→ **WHAT TO PRODUCE**
In the material below, find all lines with the string "this" and copy them.

→ **DATA PROVIDED**
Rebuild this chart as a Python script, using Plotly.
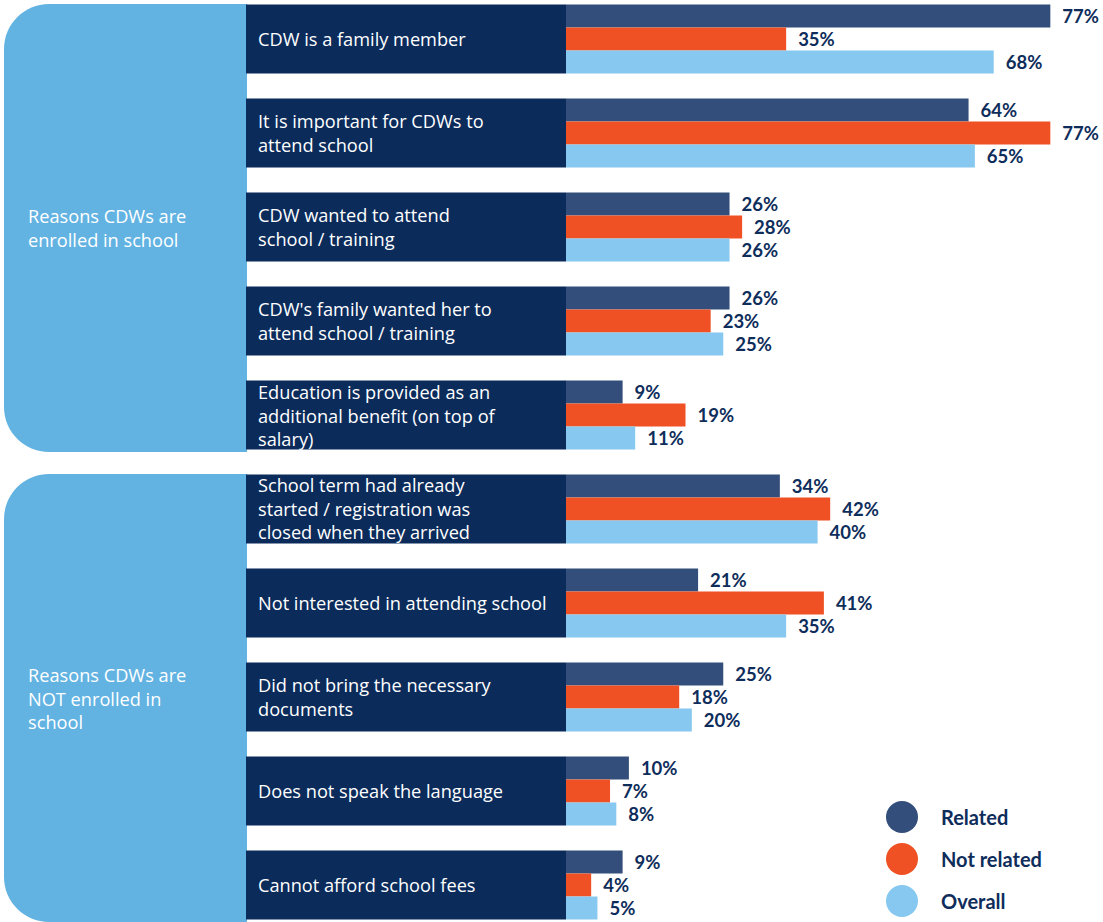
---
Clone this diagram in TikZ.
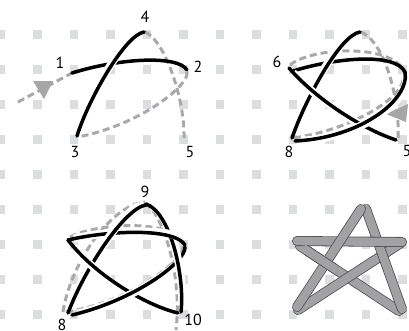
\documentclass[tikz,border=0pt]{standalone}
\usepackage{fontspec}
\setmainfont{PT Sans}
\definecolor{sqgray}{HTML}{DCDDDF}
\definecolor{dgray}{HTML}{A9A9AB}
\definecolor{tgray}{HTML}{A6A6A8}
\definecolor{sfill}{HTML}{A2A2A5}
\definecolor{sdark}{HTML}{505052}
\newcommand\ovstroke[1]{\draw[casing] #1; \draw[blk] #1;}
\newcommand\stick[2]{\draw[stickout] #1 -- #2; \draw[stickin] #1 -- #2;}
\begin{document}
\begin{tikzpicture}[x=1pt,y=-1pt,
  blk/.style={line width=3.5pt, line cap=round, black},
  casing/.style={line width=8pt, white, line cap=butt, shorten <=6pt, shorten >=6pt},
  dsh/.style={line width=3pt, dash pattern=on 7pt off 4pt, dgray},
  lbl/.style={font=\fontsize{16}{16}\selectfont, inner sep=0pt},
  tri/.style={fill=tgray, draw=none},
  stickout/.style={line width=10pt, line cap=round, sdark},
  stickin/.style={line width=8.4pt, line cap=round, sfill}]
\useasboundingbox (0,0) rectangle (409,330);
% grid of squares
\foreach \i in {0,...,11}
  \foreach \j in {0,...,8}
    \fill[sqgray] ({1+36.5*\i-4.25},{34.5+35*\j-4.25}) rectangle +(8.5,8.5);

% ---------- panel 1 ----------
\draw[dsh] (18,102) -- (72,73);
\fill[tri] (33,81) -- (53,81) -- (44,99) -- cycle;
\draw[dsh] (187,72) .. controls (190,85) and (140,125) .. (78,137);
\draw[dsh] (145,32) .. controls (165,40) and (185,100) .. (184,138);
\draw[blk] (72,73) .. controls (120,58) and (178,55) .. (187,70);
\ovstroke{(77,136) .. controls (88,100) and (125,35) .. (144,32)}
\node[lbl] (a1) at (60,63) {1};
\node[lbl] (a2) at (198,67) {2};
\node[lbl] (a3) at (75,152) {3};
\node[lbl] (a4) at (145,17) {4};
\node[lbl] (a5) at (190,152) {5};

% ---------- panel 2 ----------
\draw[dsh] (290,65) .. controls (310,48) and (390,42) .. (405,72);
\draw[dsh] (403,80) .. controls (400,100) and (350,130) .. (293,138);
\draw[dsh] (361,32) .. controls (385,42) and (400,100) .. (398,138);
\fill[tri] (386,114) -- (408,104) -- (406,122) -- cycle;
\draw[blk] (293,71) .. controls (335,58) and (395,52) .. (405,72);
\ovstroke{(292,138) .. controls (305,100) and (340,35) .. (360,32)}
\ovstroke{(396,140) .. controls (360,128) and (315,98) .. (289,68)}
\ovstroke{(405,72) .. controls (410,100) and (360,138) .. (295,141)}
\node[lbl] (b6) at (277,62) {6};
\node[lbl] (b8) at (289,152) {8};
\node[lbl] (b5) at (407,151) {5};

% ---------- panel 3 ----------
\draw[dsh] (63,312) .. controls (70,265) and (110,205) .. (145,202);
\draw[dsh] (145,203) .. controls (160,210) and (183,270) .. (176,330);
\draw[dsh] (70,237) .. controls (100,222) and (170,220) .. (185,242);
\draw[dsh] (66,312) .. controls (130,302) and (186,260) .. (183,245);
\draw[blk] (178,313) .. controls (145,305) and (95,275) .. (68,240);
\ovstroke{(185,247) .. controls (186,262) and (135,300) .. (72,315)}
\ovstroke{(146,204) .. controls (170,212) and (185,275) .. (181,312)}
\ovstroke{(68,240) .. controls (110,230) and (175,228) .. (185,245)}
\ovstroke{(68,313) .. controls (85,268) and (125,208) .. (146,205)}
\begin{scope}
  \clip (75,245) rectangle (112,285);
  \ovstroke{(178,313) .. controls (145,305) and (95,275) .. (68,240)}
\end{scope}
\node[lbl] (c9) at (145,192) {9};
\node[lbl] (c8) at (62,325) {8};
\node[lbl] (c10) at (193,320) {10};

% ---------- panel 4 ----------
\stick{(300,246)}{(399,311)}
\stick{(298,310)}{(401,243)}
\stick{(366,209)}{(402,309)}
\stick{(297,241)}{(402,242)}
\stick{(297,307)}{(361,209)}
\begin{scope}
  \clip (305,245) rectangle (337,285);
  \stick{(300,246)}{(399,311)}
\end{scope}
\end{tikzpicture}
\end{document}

→ **COMPLETE OUTPUT**
Rebuild this chart as a Python script, using Plotly.
Clone this diagram in TikZ.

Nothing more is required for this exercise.